“Amish Bernie Madoff” charged in alleged Ponzi scheme

GlobalPost

Prosecutors on Wednesday charged Monroe Beachy of Sugarcreek, Ohio with defrauding thousands of fellow Amish community members in an alleged Ponzi scheme.

The Cleveland Plain Dealer reports that the allegations have earned the 77-year-old Beachy the nickname "the Amish Bernie Madoff."

Beachy faces one count of mail fraud, and is expected to turn himself in to authorities on Friday. If convicted, he faces up to 20 years in prison.

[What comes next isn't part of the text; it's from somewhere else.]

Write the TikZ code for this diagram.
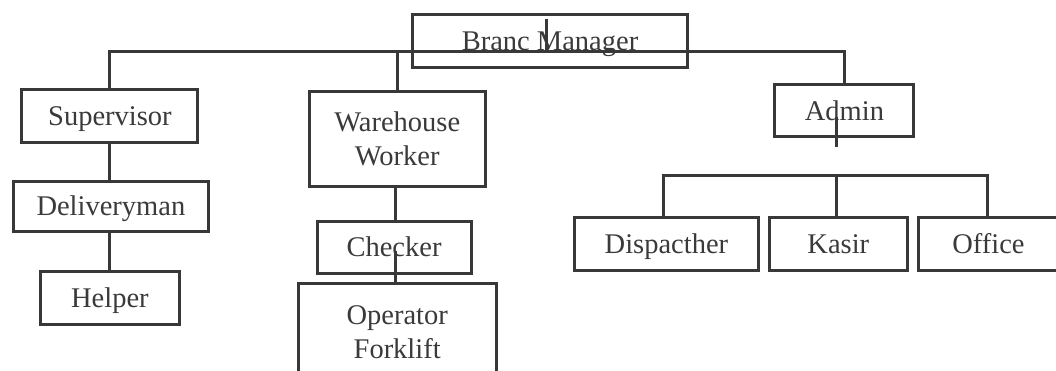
\documentclass[tikz,border=0pt]{standalone}
\usepackage{fontspec}
\setmainfont{Liberation Serif}
\begin{document}
\begin{tikzpicture}[x=1pt,y=-1pt,
  box/.style={draw=linec, line width=3pt, rectangle, inner sep=0pt, text=textc,
    font=\fontsize{28.5}{33.5}\selectfont, align=center},
  one/.style={text height=19pt, text depth=0pt},
  conn/.style={draw=linec, line width=3pt}]
\definecolor{linec}{HTML}{383838}
\definecolor{textc}{HTML}{3A3A3A}
\useasboundingbox (0,0) rectangle (1056,371);
\clip (0,0) rectangle (1056,371);
\fill[white] (0,0) rectangle (1056,371);
% boxes
\node[box,one,minimum width=275pt,minimum height=53pt] (mgr) at (550,41) {Branc Manager};
\node[box,one,minimum width=176pt,minimum height=53pt] (sup) at (109.9,115.8) {Supervisor};
\node[box,minimum width=176pt,minimum height=95pt] (ware) at (397.2,138.6) {Warehouse\\Worker};
\node[box,one,minimum width=195pt,minimum height=50pt] (deliv) at (110.9,206.4) {Deliveryman};
\node[box,one,minimum width=139pt,minimum height=53pt] (helper) at (109.9,297.5) {Helper};
\node[box,one,minimum width=154pt,minimum height=52pt] (checker) at (394,247.3) {Checker};
\node[box,minimum width=198pt,minimum height=97pt] (oper) at (397.2,332) {Operator\\Forklift};
\node[box,one,minimum width=139pt,minimum height=52pt] (admin) at (844.4,111) {Admin};
\node[box,one,minimum width=184pt,minimum height=53pt] (disp) at (666.4,244.4) {Dispacther};
\node[box,one,minimum width=138.5pt,minimum height=53pt] (kasir) at (838.3,244.4) {Kasir};
\node[box,one,minimum width=140pt,minimum height=53pt] (office) at (988.4,244.4) {Office};
% helper coordinates
\coordinate (mgrtick) at (546,19);
\coordinate (mgrbus) at (546,53);
\coordinate (busy) at (546,51.5);
\coordinate (chkin) at (395.5,251);
\coordinate (admtick) at (836,117);
\coordinate (admend) at (836,146.6);
\coordinate (lbL) at (663.5,176);
\coordinate (lbM) at (836,176);
\coordinate (lbR) at (987.5,176);
% connectors
\draw[conn] (sup.north) |- (admin.north |- busy) -- (admin.north);
\draw[conn] (ware.north) -- (ware.north |- busy);
\draw[conn] (mgrtick) -- (mgrbus);
\draw[conn] (sup.south) -- (sup.south |- deliv.north);
\draw[conn] (helper.north |- deliv.south) -- (helper.north);
\draw[conn] (checker.north -| 395.5,0) -- (395.5,0 |- ware.south);
\draw[conn] (chkin) -- (chkin |- oper.north);
\draw[conn] (admtick) -- (admend);
\draw[conn] (lbL |- disp.north) |- (lbR) -- (lbR |- office.north);
\draw[conn] (lbM) -- (lbM |- kasir.north);
\end{tikzpicture}
\end{document}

According to the Plain Dealer, Beachy had raised an estimated $33 million from 2,600 investors since 1990. Prosecutors say the investors included widows and retirees, children, a Mennonite church, and a school cookbook fund. Beachy declared bankruptcy in 2010, and by the time the SEC charged him with fraud in February, he is said to have lost $16.8 million of his investors' money.

Beachy had assured his investors that their money was safe, earning higher returns than banks in U.S. government securities, and he issued periodic statements that were fictitious, Dettelbach said.

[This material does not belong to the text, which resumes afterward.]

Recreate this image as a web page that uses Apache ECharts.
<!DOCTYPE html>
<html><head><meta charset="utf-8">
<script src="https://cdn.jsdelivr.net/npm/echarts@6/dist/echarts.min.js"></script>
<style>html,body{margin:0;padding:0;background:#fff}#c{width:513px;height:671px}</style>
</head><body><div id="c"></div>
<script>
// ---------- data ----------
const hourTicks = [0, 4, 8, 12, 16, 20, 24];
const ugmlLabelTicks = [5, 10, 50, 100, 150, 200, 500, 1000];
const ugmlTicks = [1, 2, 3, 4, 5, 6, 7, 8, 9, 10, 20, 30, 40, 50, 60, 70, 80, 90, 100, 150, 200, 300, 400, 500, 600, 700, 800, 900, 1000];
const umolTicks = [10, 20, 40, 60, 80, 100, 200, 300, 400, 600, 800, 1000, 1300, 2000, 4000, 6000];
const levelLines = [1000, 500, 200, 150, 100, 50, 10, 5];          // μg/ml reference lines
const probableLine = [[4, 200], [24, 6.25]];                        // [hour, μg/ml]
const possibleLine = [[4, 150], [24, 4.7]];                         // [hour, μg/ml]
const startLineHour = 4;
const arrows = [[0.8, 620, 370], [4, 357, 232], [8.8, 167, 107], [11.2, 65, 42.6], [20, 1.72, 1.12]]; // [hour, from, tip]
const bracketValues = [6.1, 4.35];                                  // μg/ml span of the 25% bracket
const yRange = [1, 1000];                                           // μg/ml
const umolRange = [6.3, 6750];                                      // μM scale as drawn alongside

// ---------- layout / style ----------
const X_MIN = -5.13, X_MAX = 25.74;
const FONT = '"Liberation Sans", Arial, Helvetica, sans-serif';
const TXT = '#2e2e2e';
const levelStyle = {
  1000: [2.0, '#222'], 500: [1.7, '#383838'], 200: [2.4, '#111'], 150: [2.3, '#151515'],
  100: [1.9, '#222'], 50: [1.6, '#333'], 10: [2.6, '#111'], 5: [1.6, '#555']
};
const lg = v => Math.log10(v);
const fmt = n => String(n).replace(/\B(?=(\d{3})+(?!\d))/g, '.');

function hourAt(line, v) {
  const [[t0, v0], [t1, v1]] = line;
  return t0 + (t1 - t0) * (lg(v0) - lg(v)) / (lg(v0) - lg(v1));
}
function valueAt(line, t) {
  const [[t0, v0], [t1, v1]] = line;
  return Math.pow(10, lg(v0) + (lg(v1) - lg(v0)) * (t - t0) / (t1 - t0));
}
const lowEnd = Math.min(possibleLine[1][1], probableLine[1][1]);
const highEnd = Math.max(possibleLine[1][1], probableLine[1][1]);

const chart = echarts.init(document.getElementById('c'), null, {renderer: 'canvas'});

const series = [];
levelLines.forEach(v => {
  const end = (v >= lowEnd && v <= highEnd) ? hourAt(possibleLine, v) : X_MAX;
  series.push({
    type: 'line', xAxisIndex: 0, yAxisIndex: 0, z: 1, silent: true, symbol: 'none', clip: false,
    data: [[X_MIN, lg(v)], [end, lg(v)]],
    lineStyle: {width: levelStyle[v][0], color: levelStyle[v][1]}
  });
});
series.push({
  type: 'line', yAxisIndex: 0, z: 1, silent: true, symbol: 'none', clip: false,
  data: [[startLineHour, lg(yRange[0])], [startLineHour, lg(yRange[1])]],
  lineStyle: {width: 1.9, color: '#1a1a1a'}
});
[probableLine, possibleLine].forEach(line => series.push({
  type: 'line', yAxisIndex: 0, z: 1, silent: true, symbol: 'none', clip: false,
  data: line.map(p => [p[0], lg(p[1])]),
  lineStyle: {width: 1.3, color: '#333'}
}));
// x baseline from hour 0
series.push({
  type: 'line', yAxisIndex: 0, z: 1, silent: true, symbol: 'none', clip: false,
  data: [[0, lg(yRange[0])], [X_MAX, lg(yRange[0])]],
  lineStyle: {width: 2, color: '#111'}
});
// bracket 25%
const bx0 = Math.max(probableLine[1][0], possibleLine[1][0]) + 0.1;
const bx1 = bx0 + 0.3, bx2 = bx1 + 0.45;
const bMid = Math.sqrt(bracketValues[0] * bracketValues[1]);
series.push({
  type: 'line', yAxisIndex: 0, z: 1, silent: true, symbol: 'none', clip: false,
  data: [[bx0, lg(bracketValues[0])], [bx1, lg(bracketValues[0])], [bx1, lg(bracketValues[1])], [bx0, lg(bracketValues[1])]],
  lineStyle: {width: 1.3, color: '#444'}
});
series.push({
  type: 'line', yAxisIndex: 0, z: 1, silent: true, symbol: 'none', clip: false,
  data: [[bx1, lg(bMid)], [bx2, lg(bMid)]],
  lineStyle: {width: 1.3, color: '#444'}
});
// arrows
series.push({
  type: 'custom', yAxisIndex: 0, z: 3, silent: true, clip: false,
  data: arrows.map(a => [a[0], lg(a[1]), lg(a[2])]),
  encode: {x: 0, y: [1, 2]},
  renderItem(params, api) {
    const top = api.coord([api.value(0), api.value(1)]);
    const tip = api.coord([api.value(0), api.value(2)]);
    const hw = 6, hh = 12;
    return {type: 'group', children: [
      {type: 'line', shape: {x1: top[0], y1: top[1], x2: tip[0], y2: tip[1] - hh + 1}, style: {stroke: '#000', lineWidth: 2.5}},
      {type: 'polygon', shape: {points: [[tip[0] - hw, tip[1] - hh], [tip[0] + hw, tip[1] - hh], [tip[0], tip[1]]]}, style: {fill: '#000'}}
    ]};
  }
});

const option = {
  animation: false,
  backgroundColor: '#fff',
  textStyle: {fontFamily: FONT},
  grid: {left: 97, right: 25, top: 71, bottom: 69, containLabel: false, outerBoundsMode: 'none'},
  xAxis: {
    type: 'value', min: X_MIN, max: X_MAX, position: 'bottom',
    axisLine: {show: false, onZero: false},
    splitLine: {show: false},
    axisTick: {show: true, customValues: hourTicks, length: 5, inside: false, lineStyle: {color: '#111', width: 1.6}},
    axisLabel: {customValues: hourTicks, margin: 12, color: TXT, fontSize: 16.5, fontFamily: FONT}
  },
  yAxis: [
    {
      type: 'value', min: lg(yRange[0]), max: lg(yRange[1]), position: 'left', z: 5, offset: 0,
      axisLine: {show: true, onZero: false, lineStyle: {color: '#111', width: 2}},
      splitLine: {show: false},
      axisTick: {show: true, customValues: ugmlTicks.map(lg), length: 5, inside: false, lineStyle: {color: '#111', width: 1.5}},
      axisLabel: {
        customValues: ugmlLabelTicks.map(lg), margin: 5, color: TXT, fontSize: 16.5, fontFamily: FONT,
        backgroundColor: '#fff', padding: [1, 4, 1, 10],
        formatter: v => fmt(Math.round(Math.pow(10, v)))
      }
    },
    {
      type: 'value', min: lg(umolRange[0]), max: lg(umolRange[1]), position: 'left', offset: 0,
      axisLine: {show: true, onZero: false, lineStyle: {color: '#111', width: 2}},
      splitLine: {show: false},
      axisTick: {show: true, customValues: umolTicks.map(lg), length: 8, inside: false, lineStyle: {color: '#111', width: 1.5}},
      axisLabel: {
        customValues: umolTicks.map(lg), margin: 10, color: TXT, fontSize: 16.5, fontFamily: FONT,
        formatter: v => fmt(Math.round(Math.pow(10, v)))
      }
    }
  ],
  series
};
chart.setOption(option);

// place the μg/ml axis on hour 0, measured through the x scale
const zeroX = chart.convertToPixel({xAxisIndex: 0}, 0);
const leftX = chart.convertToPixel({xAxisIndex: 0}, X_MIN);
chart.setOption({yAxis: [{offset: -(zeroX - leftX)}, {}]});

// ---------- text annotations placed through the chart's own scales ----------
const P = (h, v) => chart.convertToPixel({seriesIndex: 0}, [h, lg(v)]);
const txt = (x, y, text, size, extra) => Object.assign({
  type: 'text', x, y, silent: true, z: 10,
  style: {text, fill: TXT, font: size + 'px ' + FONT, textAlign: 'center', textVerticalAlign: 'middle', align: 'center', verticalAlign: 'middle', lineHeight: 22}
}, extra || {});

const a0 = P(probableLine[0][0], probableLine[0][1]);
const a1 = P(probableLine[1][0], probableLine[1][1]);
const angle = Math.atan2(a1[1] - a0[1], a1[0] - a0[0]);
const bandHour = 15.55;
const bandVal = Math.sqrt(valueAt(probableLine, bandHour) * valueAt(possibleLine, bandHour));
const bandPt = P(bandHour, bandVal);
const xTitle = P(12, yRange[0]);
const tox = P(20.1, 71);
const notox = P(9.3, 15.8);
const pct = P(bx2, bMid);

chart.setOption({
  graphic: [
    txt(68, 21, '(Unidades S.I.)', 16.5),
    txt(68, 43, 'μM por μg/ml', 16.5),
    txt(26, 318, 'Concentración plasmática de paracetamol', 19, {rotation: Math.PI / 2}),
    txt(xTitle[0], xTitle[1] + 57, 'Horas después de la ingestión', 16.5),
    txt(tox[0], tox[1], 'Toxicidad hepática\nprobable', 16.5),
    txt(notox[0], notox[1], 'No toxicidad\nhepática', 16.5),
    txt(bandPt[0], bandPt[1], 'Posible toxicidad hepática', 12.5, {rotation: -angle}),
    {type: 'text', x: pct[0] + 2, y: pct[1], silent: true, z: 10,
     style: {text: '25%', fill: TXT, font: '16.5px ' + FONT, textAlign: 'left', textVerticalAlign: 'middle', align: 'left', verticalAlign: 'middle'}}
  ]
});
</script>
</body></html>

In reality, Beachy and his company, A&M Investments, had lost nearly all of his investors' money by 1998 in speculative investments such as risky stocks, mutual funds and junk bonds. But he continued to solicit investments from new investors, investigators said, and used the money to repay earlier investors — a so-called Ponzi scheme similar to that operated by the infamous Bernard Madoff, which had cheated investors out of an estimated $18 billion by the time he was caught in 2008.

Beachy had access to his investors through his position as treasurer of the Amish Helping Fund. He has a 10th-grade education, and learned about finance through classes at H & R Block.

U.S. Attorney Steven Dettelbach said Beachy's victims suffered an average loss of $13,000.

“This is fraud on a massive scale,” Dettelbach said in a statement. “This defendant took advantage of people’s trust in him and squandered the life savings of hundreds upon hundreds of families.”